With a useful introductory section looking at the history of how English football and its clubs came to be organised as they are, with the transition from members’ clubs to private companies that accompanied the rise of professionalism and mass spectatorship at the back end of the 19th century, Keoghan rightly places the structure of clubs at the centre of the story. So developments such as the abolition of the maximum wage, the formation of the Premier League and Bosman are given full acknowledgement.

Many of the stories here will be familiar enough – the anti-bond scheme protests at West Ham United in 1991-92, the fight to stop Rupert Murdoch’s takeover of Manchester United, the formations of FC United and AFC Wimbledon, meltdowns and fights back at Brighton, York, Portsmouth and elsewhere – but Keoghan has done an impressively exhaustive research job in talking to key protagonists about how the idea of supporter control, at club level if not, alas, at national administrative level, has taken root.

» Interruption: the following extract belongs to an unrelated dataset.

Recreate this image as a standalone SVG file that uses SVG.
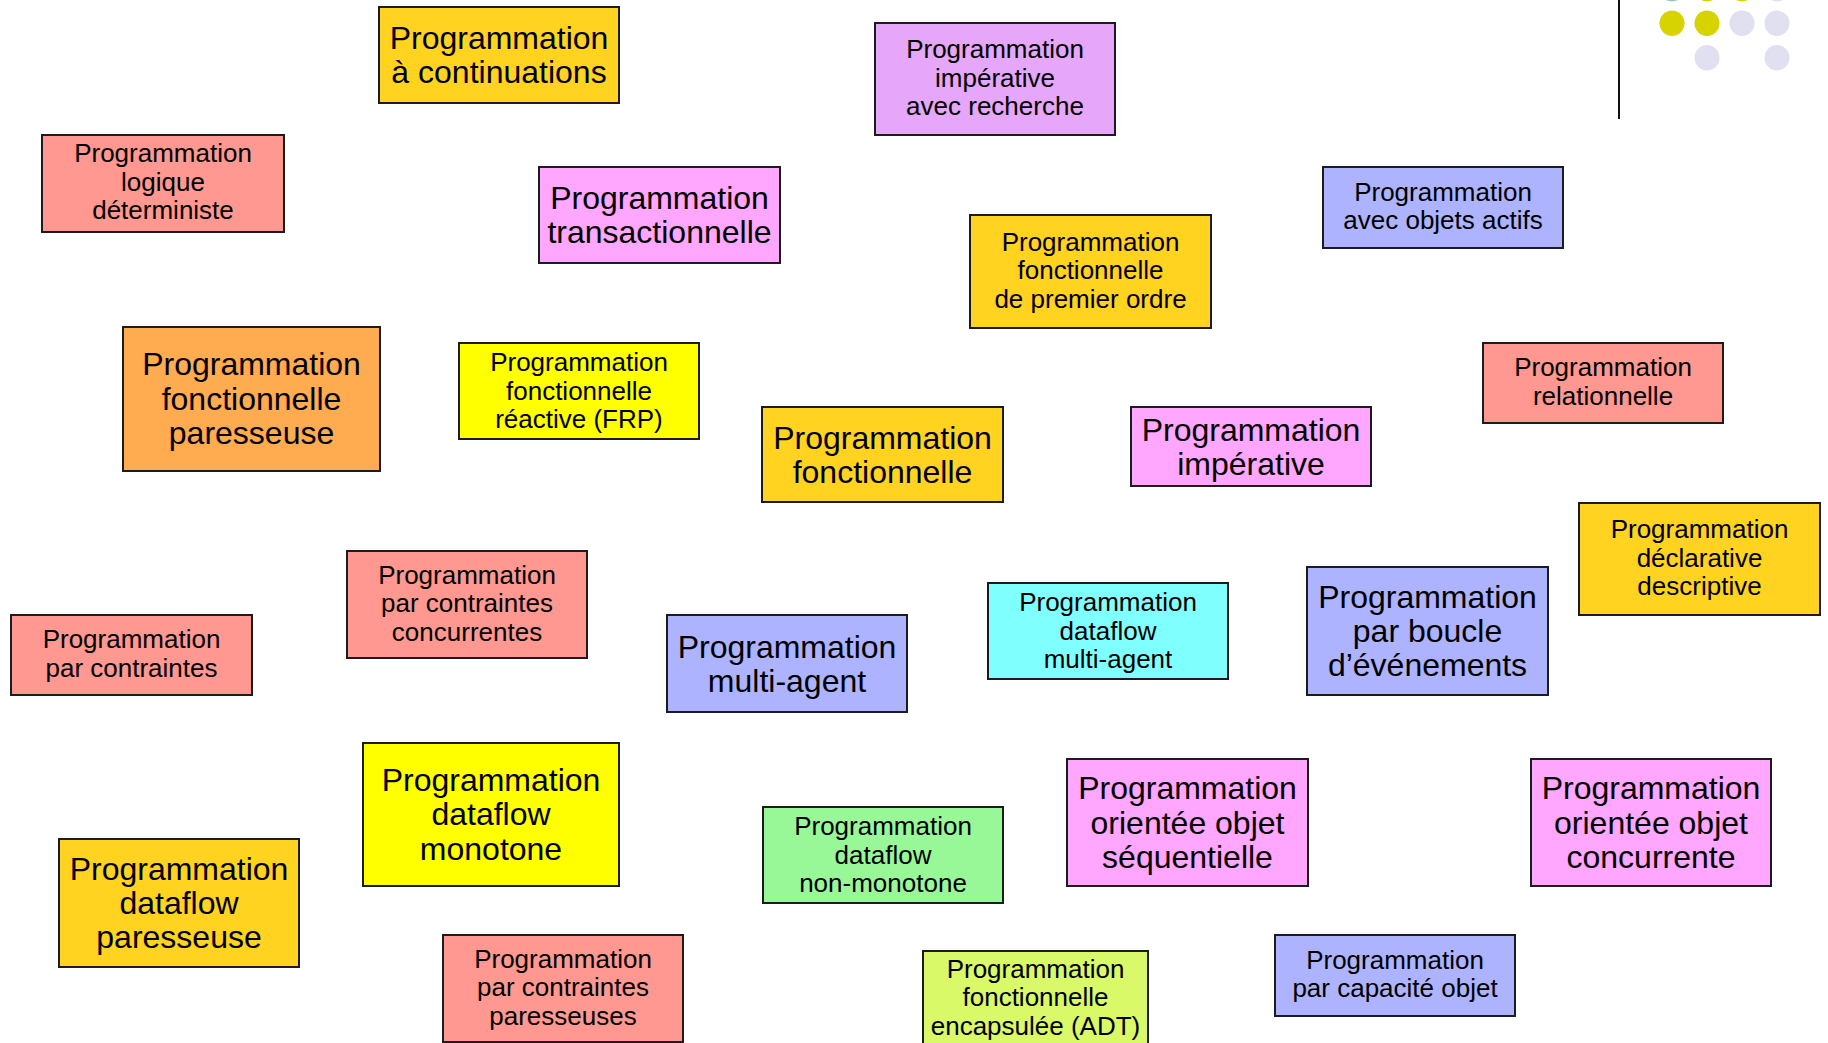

He’s not blind to where things have gone wrong – a chapter is given over to failures of varying degrees at places such as York, Notts County and Stockport, though it is debatable whether we need the one on where directors have done right by their clubs. Many of Keoghan’s interviewees also concede the underlying tension between those fans who care only about results and those prepared to be more political about it.

He looks abroad too, at the strengths and occasional weaknesses of fan ownership in Spain, Germany and Sweden, acknowledging the underlying economic and political explanations for these developments, such as the much later arrival of professionalism in Germany. That many fans in Sweden have rallied to the defence of their own model despite a lack of big club success in Europe that might have prompted a frantic dash to turbo-charged commercialism is also noteworthy.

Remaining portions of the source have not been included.